When I was growing up in Boise, Idaho, some of my fondest memories involve camping in the outdoors. I first did this in Boy Scouts through Troop 19. I got involved with that troop because several friends from my church, Whitney United Methodist Church, were involved, and their fathers were also involved. There was a nice synergy between Boy Scouts and church as a result. It was a logical thing then to make the transition to attending church camp when I entered High School. 


It is impossible to overstate the deeply significant difference our church camp experiences can make in the lives of individuals from age 3 to 103. An article in Portland Family magazine collects some of the memories various persons have of their camping experiences. The article features many stories from our United Methodist camps in Oregon and Idaho. This is the article: Unforgettable Campfire and Camping Memories


Susan Delaney provided this interesting link about a study relating personal well-being and caring behavior with experiences in the natural world:
The University of Rochester reported recently that seeing naturescapes helps reduces stress and promotes overall well being. While the positive effects of nature are well documented, this study (read about it here) shows that the benefits extend to a person's values and actions. Exposure to nature, in any form, leads people to value community and close relationships. In short, communing with nature helps people also commune with their basic values. If rubbing elbows with nature helps us to be people friendly and generous, perhaps we should invite more nature into our lives.  Good idea!!
Anyone involved with the camping programs of our conference will surely say, "Of course! We've known that for a century." It's nice that academic research has caught up with us, or has at least verified what we have been practicing all along. Church camp is not just about sticking people out in the woods. It is about providing experiences in appropriate natural settings that reinforce our connection as creatures of God with the rest of the created world. As Christians, we proclaim that we are created by God. We are therefore creatures, along with the rest of the natural world. Camping makes the connections between human community and the natural community explicit. When we sing hymns like "This Is My Father's World," and "For the Beauty of the Earth," we are acknowledging along with the Psalmist that "the Earth is the Lord's, and the fullness thereof" (Psalm 24:1). Church camp, precisely because it makes these connections explicit, helps us to remember what we too often forget: we are a part of a vast intimately interconnected web of life.

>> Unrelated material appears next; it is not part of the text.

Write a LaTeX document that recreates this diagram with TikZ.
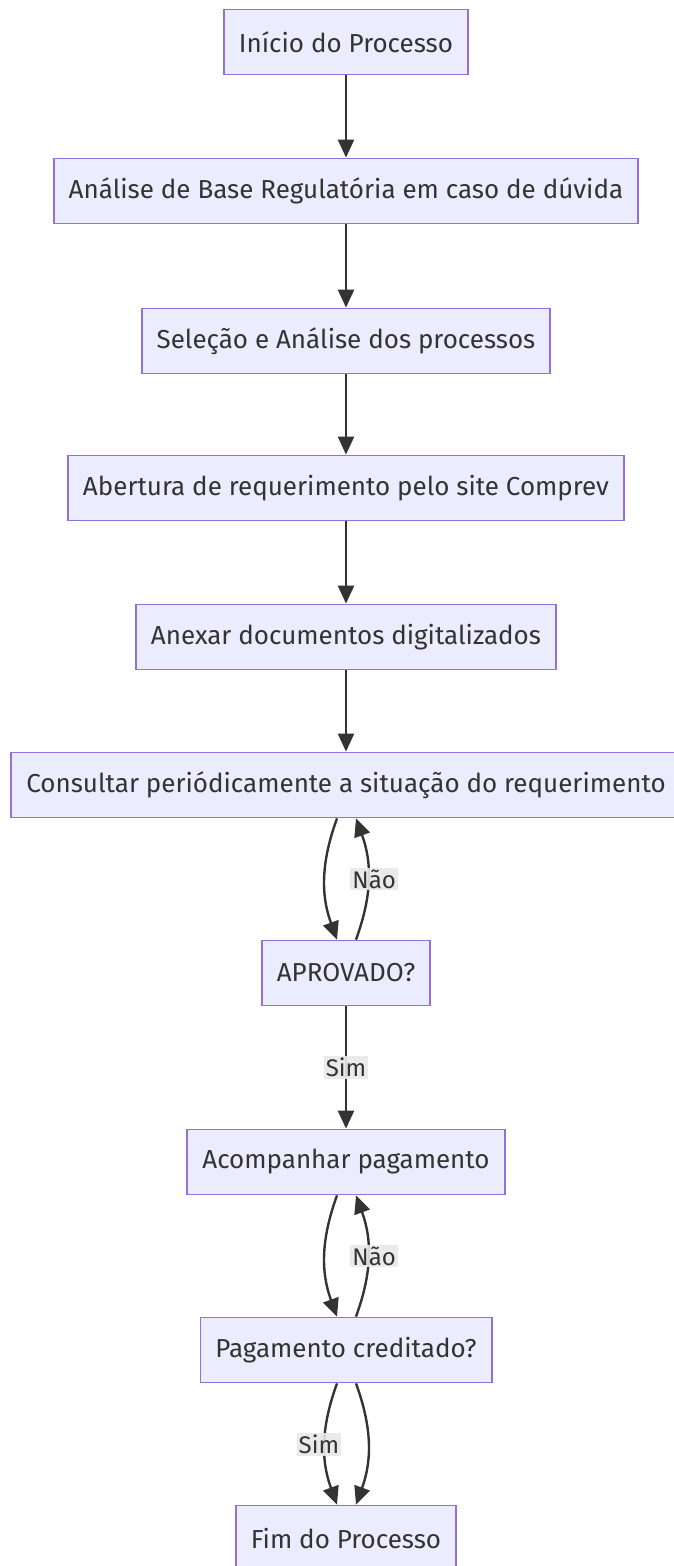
\documentclass[tikz,border=0pt]{standalone}
\usepackage{fontspec}
\setmainfont{Fira Sans}
\usetikzlibrary{arrows.meta}
\definecolor{caixafundo}{HTML}{ECECFF}
\definecolor{caixaborda}{HTML}{9370DB}
\definecolor{texto}{HTML}{333333}
\definecolor{rotulofundo}{HTML}{E8E8E8}
\tikzset{
  caixa/.style={draw=caixaborda, fill=caixafundo, line width=1.8pt, text=texto,
    minimum height=65pt, inner xsep=15pt, font=\fontsize{26}{31}\selectfont},
  rotulo/.style={fill=rotulofundo, fill opacity=0.9, text opacity=1, text=texto,
    inner sep=2pt, font=\fontsize{24}{29}\selectfont},
  seta/.style={->, draw=texto, line width=2.4pt}
}
\begin{document}
\begin{tikzpicture}[x=1pt, y=1pt, >={Triangle[length=18pt,width=16pt]}]
\useasboundingbox (0,0) rectangle (673,-1566);
\node[caixa] (inicio) at (346,-42) {Início do Processo};
\node[caixa] (analise) at (346,-191) {Análise de Base Regulatória em caso de dúvida};
\node[caixa] (selecao) at (346,-341) {Seleção e Análise dos processos};
\node[caixa] (abertura) at (346,-488) {Abertura de requerimento pelo site Comprev};
\node[caixa] (anexar) at (346,-637) {Anexar documentos digitalizados};
\node[caixa] (consultar) at (346,-785) {Consultar periódicamente a situação do requerimento};
\node[caixa] (aprovado) at (346,-973) {APROVADO?};
\node[caixa] (acompanhar) at (346,-1162) {Acompanhar pagamento};
\node[caixa] (creditado) at (346,-1350) {Pagamento creditado?};
\node[caixa] (fim) at (346,-1538) {Fim do Processo};

\draw[seta](inicio)--(analise);
\draw[seta](analise)--(selecao);
\draw[seta](selecao)--(abertura);
\draw[seta](abertura)--(anexar);
\draw[seta](anexar)--(consultar);

\draw[seta]([xshift=-9pt]consultar.south) to[out=-110,in=110] ([xshift=-9pt]aprovado.north);
\draw[seta]([xshift=10pt]aprovado.north) to[out=70,in=-70]
  node[rotulo, midway, xshift=6pt]{Não} ([xshift=10pt]consultar.south);

\draw[seta](aprovado)--node[rotulo]{Sim}(acompanhar);

\draw[seta]([xshift=-9pt]acompanhar.south) to[out=-110,in=110] ([xshift=-9pt]creditado.north);
\draw[seta]([xshift=10pt]creditado.north) to[out=70,in=-70]
  node[rotulo, midway, xshift=6pt]{Não} ([xshift=10pt]acompanhar.south);

\draw[seta]([xshift=-9pt]creditado.south) to[out=-110,in=110]
  node[rotulo, midway, xshift=-6pt]{Sim} ([xshift=-9pt]fim.north);
\draw[seta]([xshift=10pt]creditado.south) to[out=-70,in=70] ([xshift=10pt]fim.north);
\end{tikzpicture}
\end{document}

We are created by God with a purpose, and all our individual purposes are interwoven into the vast fabric of purposes God has for all of creation. 


Well-being, and charitable kindness of the kind researched in the article cited above arise out of remembering who we are and why we are here. We are here to give glory to God by our very aliveness and our relationship with the rest of this earthly chorus that God has assembled to sing into being. All God's children - human and more-than-human - have a place in the choir. Church camp reminds us how to sing.